Clark Terry was carefully pushed through the crowd to the edge of the Jazz Alley stage in a wheelchair. From there he was helped, step by cautious step, to his stool at center stage. The audience cheered him as he climbed up, and settled in. He looked up, the crowd went quiet, and with a grin he said, "old age sucks."
We all laughed, relieved of our concern, charmed by the indomitable spirit of the man who has been climbing onto bandstands for more than 60 years, sharing them with the likes of Count Basie, Duke Ellington, and Oscar Peterson, and influencing great players like Miles Davis and Quincy Jones, and so many more along the way.

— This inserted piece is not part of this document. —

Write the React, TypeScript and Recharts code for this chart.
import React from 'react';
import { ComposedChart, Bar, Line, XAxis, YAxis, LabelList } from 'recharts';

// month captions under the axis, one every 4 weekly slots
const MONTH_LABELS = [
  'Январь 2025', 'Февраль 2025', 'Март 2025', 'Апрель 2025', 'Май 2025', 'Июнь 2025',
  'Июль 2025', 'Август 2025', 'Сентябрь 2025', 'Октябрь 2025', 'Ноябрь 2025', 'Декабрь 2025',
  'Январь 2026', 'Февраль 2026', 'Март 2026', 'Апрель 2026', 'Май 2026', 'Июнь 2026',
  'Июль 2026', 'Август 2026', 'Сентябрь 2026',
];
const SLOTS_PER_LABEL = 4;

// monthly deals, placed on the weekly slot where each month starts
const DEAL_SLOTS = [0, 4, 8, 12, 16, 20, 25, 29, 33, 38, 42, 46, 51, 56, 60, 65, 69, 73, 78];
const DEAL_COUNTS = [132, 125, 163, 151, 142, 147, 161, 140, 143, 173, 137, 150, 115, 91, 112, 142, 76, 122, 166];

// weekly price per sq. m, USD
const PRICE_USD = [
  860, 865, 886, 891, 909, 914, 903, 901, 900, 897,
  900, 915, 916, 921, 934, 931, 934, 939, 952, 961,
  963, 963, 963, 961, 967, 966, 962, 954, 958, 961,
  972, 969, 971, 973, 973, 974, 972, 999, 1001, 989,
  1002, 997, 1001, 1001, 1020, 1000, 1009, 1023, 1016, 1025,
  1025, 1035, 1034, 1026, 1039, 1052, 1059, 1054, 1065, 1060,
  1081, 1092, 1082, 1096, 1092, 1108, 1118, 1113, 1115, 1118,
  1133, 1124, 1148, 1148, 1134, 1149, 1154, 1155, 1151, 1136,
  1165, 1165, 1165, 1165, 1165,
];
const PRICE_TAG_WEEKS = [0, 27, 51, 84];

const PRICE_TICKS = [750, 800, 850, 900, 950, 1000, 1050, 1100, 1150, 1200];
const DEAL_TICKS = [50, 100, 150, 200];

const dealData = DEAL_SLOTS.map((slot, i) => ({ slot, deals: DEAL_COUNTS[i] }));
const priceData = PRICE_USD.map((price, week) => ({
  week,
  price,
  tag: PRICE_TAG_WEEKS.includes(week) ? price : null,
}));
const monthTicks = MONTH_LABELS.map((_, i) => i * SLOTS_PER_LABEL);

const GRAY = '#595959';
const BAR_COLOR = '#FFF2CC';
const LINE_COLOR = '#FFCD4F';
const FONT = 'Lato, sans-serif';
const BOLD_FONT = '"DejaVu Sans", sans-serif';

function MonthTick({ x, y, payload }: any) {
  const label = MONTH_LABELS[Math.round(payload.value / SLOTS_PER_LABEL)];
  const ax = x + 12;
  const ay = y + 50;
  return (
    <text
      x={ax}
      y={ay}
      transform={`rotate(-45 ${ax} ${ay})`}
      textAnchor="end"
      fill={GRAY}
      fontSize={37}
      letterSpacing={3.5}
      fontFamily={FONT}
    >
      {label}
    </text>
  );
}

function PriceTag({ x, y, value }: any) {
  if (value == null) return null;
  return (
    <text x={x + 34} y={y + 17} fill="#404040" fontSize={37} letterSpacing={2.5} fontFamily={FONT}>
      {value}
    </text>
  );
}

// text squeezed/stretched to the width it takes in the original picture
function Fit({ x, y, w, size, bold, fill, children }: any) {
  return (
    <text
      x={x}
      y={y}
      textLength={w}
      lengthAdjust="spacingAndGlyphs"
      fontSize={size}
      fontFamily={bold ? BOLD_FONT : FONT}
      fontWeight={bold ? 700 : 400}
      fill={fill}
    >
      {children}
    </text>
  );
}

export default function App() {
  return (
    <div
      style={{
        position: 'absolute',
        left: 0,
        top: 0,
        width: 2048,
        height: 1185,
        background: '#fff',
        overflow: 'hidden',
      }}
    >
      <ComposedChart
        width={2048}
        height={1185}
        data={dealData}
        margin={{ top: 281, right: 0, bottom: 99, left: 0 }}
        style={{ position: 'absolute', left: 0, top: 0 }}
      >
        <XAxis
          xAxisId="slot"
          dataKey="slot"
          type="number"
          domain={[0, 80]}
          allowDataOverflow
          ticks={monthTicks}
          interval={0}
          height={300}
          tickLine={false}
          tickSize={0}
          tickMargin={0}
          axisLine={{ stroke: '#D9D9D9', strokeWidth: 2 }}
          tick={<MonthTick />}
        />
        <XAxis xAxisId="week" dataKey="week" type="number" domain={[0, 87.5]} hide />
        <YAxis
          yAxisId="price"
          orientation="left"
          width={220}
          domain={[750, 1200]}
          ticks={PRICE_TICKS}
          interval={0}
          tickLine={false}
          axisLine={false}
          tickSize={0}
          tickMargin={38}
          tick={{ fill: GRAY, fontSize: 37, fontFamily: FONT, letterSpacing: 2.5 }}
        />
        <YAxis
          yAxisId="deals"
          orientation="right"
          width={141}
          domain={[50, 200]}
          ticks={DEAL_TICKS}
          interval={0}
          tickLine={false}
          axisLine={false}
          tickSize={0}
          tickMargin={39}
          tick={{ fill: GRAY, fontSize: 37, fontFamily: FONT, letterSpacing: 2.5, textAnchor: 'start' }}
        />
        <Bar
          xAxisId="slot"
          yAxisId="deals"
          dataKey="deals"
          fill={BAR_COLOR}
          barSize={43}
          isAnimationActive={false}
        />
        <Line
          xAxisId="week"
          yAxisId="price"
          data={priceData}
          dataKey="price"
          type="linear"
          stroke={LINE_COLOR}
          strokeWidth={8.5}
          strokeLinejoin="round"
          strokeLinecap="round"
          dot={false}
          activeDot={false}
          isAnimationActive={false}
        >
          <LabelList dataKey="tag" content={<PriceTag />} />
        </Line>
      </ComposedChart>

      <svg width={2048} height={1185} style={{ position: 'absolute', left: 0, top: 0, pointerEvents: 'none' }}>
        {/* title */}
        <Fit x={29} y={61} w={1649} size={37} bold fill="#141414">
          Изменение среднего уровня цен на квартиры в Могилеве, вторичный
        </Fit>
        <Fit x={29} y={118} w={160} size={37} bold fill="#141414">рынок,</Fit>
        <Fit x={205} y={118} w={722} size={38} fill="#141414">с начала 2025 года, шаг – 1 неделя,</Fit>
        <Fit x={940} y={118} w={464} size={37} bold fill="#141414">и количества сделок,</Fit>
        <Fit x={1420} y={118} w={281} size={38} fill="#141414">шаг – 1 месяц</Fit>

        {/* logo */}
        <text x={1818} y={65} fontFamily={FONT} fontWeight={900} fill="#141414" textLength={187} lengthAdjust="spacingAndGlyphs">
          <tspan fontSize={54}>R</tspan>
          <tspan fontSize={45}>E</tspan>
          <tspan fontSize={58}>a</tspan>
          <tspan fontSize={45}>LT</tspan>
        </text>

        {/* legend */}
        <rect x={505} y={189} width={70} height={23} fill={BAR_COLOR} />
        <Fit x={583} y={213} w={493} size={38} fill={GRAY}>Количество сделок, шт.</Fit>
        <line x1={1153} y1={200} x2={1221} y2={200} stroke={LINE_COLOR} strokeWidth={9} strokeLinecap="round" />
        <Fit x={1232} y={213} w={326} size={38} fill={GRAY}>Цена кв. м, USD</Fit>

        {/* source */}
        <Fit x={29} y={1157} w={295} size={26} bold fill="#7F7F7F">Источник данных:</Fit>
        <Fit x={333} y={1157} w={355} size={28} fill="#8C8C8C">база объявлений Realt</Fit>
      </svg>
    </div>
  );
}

He's been knighted in Germany, named to the French Order of Arts and Letters, recognized with a National Endowment of the Arts Jazz Master fellowship, received fifteen honorary doctorates, and was the first black musician at NBC leading to 10 years as a spot light musician in Johnny Carson's Tonight Show. The story goes on and on, just like Terry (I mean that in the most respectful way.)
He possesses an invaluable historic perspective on jazz, its culture, and its characters, and he shares it freely, like when he reminisced last December about Thelonious Monk at a Jazz Museum in Harlem speaker series. When NPR's Jacki Lynden asked how he kept going, he responded, "It's young people, they keep you honest, they're gonna ask you questions. You better have some answers." After the interview, he took the stage with young lion Roy Hargrove, a half-century his junior.
Today is Mr. Terry's 86th birthday, and thanks to him I'm quite convinced that old age can swing. Happy Birthday man! We'll see you at Jazz Alley in January.